[time-nuts] Re: The Collapse of Puerto Rico’s Iconic Telescope [April 5th, 2021 New Yorker]

[Lux, Jim]

On 3/31/21 11:33 AM, Wes wrote:
> On 3/30/2021 4:33 PM, Lux, Jim wrote:
>> On 3/30/21 2:56 PM, Wes wrote:
>>> You would know better than I, but I was thinking of physical size; 
>>> 100m v. 70m.
>>>
>>> Obviously a BIG difference in TX power.
>>>
>>> Wes
>>
>>
>> It's all about EIRP, baby.
>>
>> I know they're talking about half a megawatt for GB, but I don't see 
>> it happening. They've spent so much time making it "radio quiet", 
>> putting a big honkin transmitter there seems odd.   Just think, a 
>> return loss from the feed of -30dB (which is pretty good) is good 
>> fraction of a kilowatt. 
>
>
> But AFAIK the system is bistatic (pseudo-monostatic) so there's no 
> local receiver to be subjected to transmitter leakage.  We worried 
> about leakage in the pulse doppler radars I'm familiar with; AMRAAM 
> and Phoenix missiles, but even they were bistatic for most of their 
> flights, tracking off the aircraft fire control radar which had 
> significantly higher ERP.  Only when close to the targets did they go 
> active. 

In the airborne radar environment, typically the other receivers already 
are designed to take a fairly high signal without damage (after all, you 
get painted by someone else's radar).  They may have a limiter on the 
input (there are low capacitance back to back schottky diodes for this), 
and you accept the loss in signal or raised noise floor from the 
protection circuit

But for radio astronomy, they don't want to give up anything - these 
receivers have noise temperatures in single digit K and they are 
optimized for "small signal" performance.

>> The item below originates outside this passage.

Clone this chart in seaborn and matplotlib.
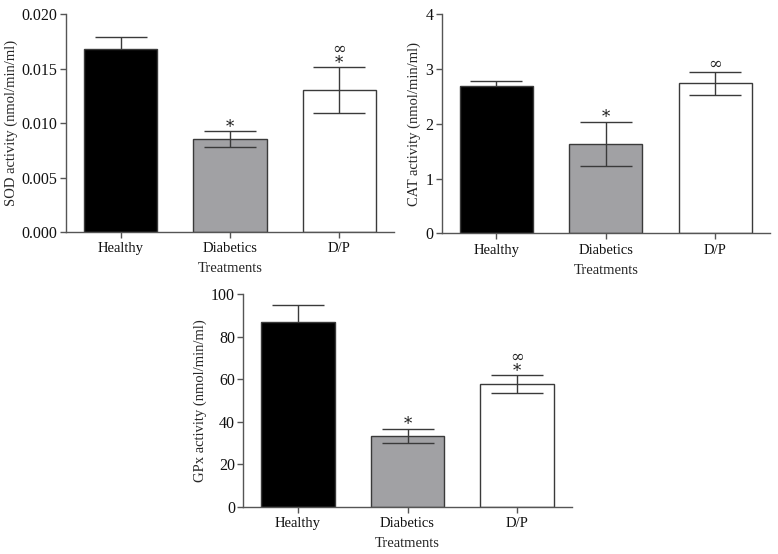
import matplotlib
matplotlib.use('Agg')
import matplotlib.pyplot as plt
import seaborn as sns
import pandas as pd

# Data
treatments = ['Healthy', 'Diabetics', 'D/P']

sod_mean = [0.0168, 0.00853, 0.0130]
sod_err = [0.0011, 0.0007, 0.0021]
sod_marks = ['', '*', '∞\n*']

cat_mean = [2.69, 1.63, 2.74]
cat_err = [0.10, 0.40, 0.21]
cat_marks = ['', '*', '∞']

gpx_mean = [86.8, 33.3, 57.6]
gpx_err = [8.0, 3.3, 4.2]
gpx_marks = ['', '*', '∞\n*']

colors = ['#000000', '#a1a0a5', '#ffffff']

sns.set_style('ticks')
plt.rcParams['font.family'] = ['Liberation Serif', 'DejaVu Serif']
plt.rcParams['font.size'] = 10

fig = plt.figure(figsize=(7.78, 5.54), dpi=100)
ax1 = fig.add_axes([0.0848, 0.5812, 0.4216, 0.3935])
ax2 = fig.add_axes([0.5677, 0.5789, 0.4220, 0.3953])
ax3 = fig.add_axes([0.3127, 0.0854, 0.4222, 0.3834])


def draw_panel(ax, means, errs, marks, ylabel, ymax, step, fmt):
    df = pd.DataFrame({'treatment': treatments, 'value': means})
    sns.barplot(data=df, x='treatment', y='value', hue='treatment',
                palette=colors, legend=False, width=0.67,
                edgecolor='#3a3a3a', linewidth=1.0, ax=ax)
    for p in ax.patches:
        p.set_zorder(2)
    for i in range(3):
        # the black bar hides the lower half of its own error bar
        z = 1 if i == 0 else 5
        ax.errorbar(i, means[i], yerr=errs[i], fmt='none', ecolor='#3a3a3a',
                    elinewidth=1.0, capsize=19, capthick=1.0, zorder=z)
    for i, m in enumerate(marks):
        if not m:
            continue
        off = -3 if m.endswith('*') else -1
        ax.annotate(m, (i, means[i] + errs[i]), xytext=(0, off),
                    textcoords='offset points', ha='center', va='bottom',
                    fontsize=12, linespacing=0.72, color='#222222',
                    family=['DejaVu Serif'])
    ax.set_xlim(-0.5, 2.5)
    ax.set_ylim(0, ymax)
    ticks = [k * step for k in range(int(round(ymax / step)) + 1)]
    ax.set_yticks(ticks)
    ax.set_yticklabels([fmt.format(t) for t in ticks])
    ax.set_xlabel('Treatments', fontsize=10.5, labelpad=5)
    ax.set_ylabel(ylabel, fontsize=10.5, labelpad=3)
    sns.despine(ax=ax)
    for s in ['left', 'bottom']:
        ax.spines[s].set_color('#555555')
        ax.spines[s].set_linewidth(1.0)
    ax.tick_params(axis='both', direction='out', length=4, width=1.0,
                   color='#555555', labelsize=10.5, labelcolor='#111111')
    ax.tick_params(axis='y', labelsize=11.5, pad=2)


draw_panel(ax1, sod_mean, sod_err, sod_marks,
           'SOD activity (nmol/min/ml)', 0.020, 0.005, '{:.3f}')
draw_panel(ax2, cat_mean, cat_err, cat_marks,
           'CAT activity (nmol/min/ml)', 4, 1, '{:.0f}')
draw_panel(ax3, gpx_mean, gpx_err, gpx_marks,
           'GPx activity (nmol/min/ml)', 100, 20, '{:.0f}')

fig.savefig('out.png', dpi=100)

All those wideband cryogenic receivers for other frequencies are what 
people would be nervous about. There are other receivers at GB, not on 
the 100m GBT, too. You'd worry about a stray reflection from some 
structural member shooting a few hundred watts toward your sensitive 
radiometer which burns out at femtowatts or something like that.  The 
feed would be designed with some illumination taper, so there's still 
going to be spillover and scattering. If the taper is -17dB, the power 
density at the *edge* of the aperture is down 17 dB from the center. 
100m is about 7800 square meters, so the average power density with a 
500 kW transmitter is about 63 W/square meter. That's a pretty big power 
density.

http://www.naic.edu/~astro/sdss5/talks/ReceiverSystem.pdf

In some ways it's like high power laser labs. It's not the direct beam 
you worry about - nobody is going to put their hand in the beam path. 
It's the stray reflection when something gets bumped and falls across 
the optical bench and reflects a stray beam at 0.01% power into your eyes.